Domestic team information
- 1852–1854: Cambridge University
- 1853–1854: Marylebone Cricket Club

Career statistics
| Competition | First-class |
| Matches | 12 |
| Runs scored | 226 |
| Batting average | 11.30 |
| 100s/50s | –/1 |
| Top score | 53* |
| Catches/stumpings | 4/– |
- Source: Cricinfo, 25 January 2023

= Arthur Ward (cricketer) =

English cricketer, cricket administrator, and clergyman

Arthur Robert Ward (29 December 1829 – 25 September 1884) was an English clergyman, cricketer and cricket administrator who played in 12 first-class cricket matches for Cambridge University and amateur sides in the 1850s. He was born at Bloomsbury in London and died at Cambridge.

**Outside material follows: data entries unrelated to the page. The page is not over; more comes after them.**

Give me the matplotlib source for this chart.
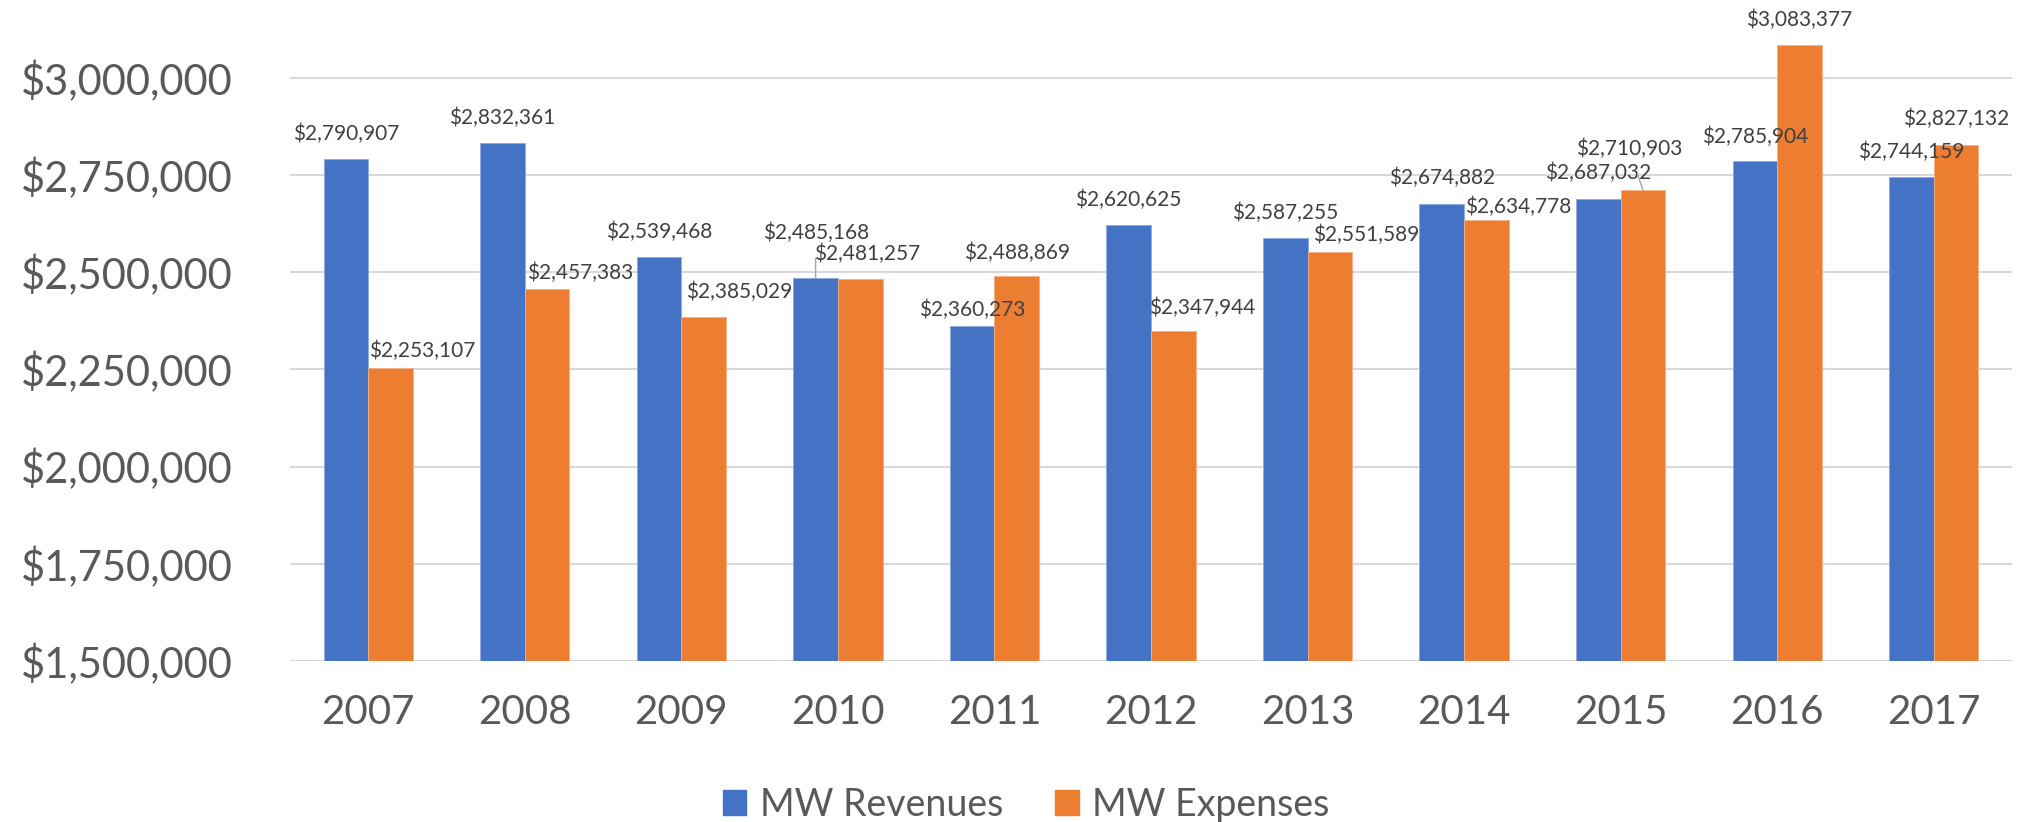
import numpy as np
import matplotlib.pyplot as plt
from matplotlib.ticker import FuncFormatter
from matplotlib.patches import Patch

# ── data ─────────────────────────────────────────
years = ['2007', '2008', '2009', '2010', '2011', '2012',
         '2013', '2014', '2015', '2016', '2017']
revenues = [2790907, 2832361, 2539468, 2485168, 2360273, 2620625,
            2587255, 2674882, 2687032, 2785904, 2744159]
expenses = [2253107, 2457383, 2385029, 2481257, 2488869, 2347944,
            2551589, 2634778, 2710903, 3083377, 2827132]

# label centre offsets from bar top (pixels), some were dragged in the original
rev_off = [(0, 25), (0, 25), (0, 25), (0, 45), (0, 17), (0, 25),
           (0, 25), (0, 26), (0, 26), (0, 24), (0, 25)]
exp_off = [(32, 17), (33, 16), (35, 25), (7, 25), (0, 24), (29, 23),
           (36, 17), (32, 13), (-14, 41), (0, 25), (0, 26)]
leaders = {('rev', 3), ('exp', 8)}

BLUE, ORANGE = '#4472C4', '#ED7D31'
TXT, LBL, GRID = '#595959', '#404040', '#D9D9D9'

plt.rcParams['font.family'] = ['Lato', 'DejaVu Sans']

fig = plt.figure(figsize=(20.28, 8.22), dpi=100)
ax = fig.add_axes([290/2028, 1-661/822, (2012-290)/2028, 661/822])

x = np.arange(len(years))
w = 0.285
b1 = ax.bar(x - w/2, revenues, w, color=BLUE, edgecolor='#8FAADC', linewidth=0.6, zorder=2)
b2 = ax.bar(x + w/2, expenses, w, color=ORANGE, edgecolor='#F4B183', linewidth=0.6, zorder=2)

ax.set_xlim(-0.5, len(years) - 0.5)
ax.set_ylim(1_500_000, 3_199_600)
ax.set_yticks(np.arange(1_500_000, 3_000_001, 250_000))
ax.yaxis.set_major_formatter(FuncFormatter(lambda v, p: f'${v:,.0f}'))
ax.set_xticks(x)
ax.set_xticklabels(years)
ax.tick_params(axis='y', length=0, pad=41, labelsize=30, labelcolor=TXT)
ax.tick_params(axis='x', length=0, pad=24, labelsize=29, labelcolor=TXT)
ax.grid(axis='y', color=GRID, linewidth=1.5, zorder=0)
for s in ax.spines.values():
    s.set_visible(False)

def label(bars, vals, offs, key):
    for i, (bar, v, (dx, dy)) in enumerate(zip(bars, vals, offs)):
        cx = bar.get_x() + bar.get_width()/2
        arrow = None
        if (key, i) in leaders:
            arrow = dict(arrowstyle='-', color='#A6A6A6', lw=1.0,
                         shrinkA=9, shrinkB=0)
        ax.annotate(f'${v:,.0f}', (cx, v), xytext=(dx, dy),
                    textcoords='offset pixels', ha='center', va='center',
                    fontsize=15, color=LBL, arrowprops=arrow, zorder=3)

label(b1, revenues, rev_off, 'rev')
label(b2, expenses, exp_off, 'exp')

handles = [Patch(color=BLUE, label='MW Revenues'),
           Patch(color=ORANGE, label='MW Expenses')]
fig.legend(handles=handles, loc='center', bbox_to_anchor=(0.506, 0.021),
           ncol=2, frameon=False, fontsize=27, labelcolor=TXT,
           handlelength=0.62, handleheight=0.62, handletextpad=0.36,
           columnspacing=1.4, borderaxespad=0, borderpad=0)

fig.savefig('out.png', dpi=100)
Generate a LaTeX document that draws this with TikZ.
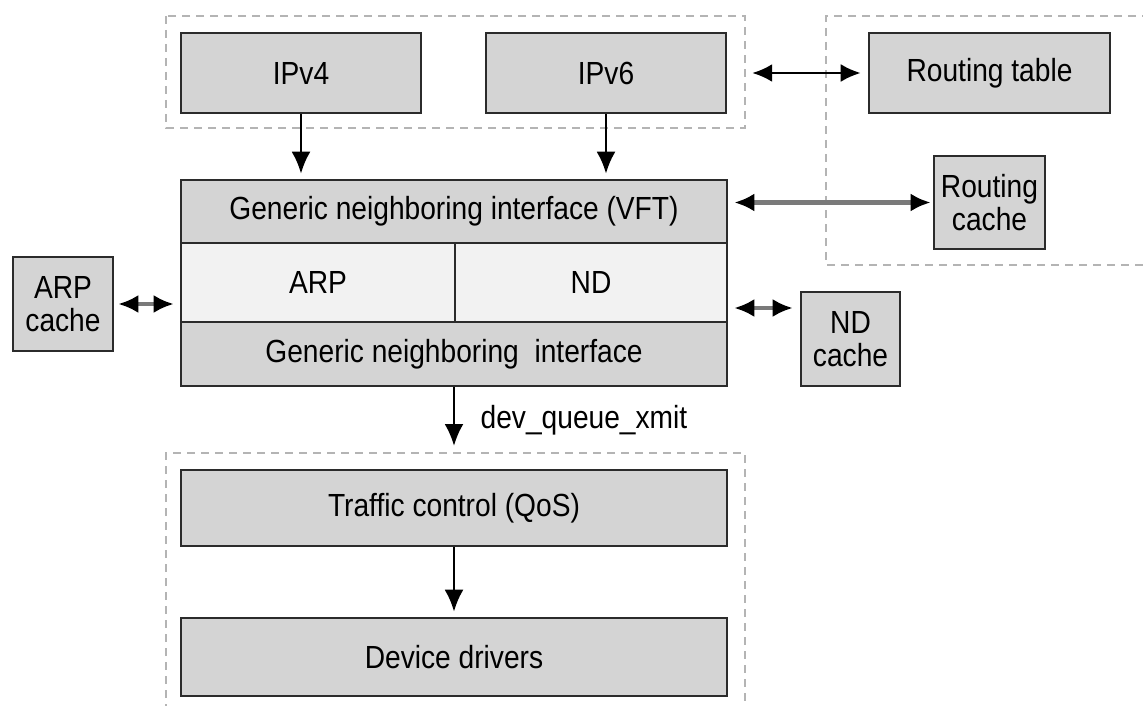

Ward was the son of William Ward, a director of the Bank of England, Member of Parliament for the City of London and himself a famous cricketer. He was educated at St John's College, Cambridge and graduated from Cambridge University in 1855 with a Bachelor of Arts degree, which converted to a Master of Arts in 1858.

As a cricketer, Ward was a middle-order batsman, though it is not known whether he was right- or left-handed. His best innings was an unbeaten 53 for Cambridge University against the Marylebone Cricket Club (MCC) in 1853, and that year he also won a Blue by appearing in the University Match against Oxford University. He should have had a second Blue in 1854 as he was captain of the Cambridge University team, but he missed the University Match through illness. In addition to games for Cambridge University, he also played in 1853 and 1854 for the MCC and in 1853 for a "Gentlemen of England" side.

After graduating from Cambridge, Ward was ordained as a deacon in the Church of England and then as a priest, both in 1856. He served as curate at All Saints' Church, Cambridge to 1860, and from then until his death in 1884 as vicar of St Clement's Church, also in Cambridge. He maintained his links with Cambridge University cricket, serving as President between 1873 and 1884, during which time he also served as treasurer to his death. Many years after his death, The Times published a reminiscent letter from the eminent late Victorian cricketer C. I. Thornton which recalled Ward as a "very stout" man and remarked on his capacity for refreshment: "At a big dinner... Ward took 11 bottles Apollinaris [German carbonated water], two bottles champagne, one bottle port. It had no deleterious effect on him at all."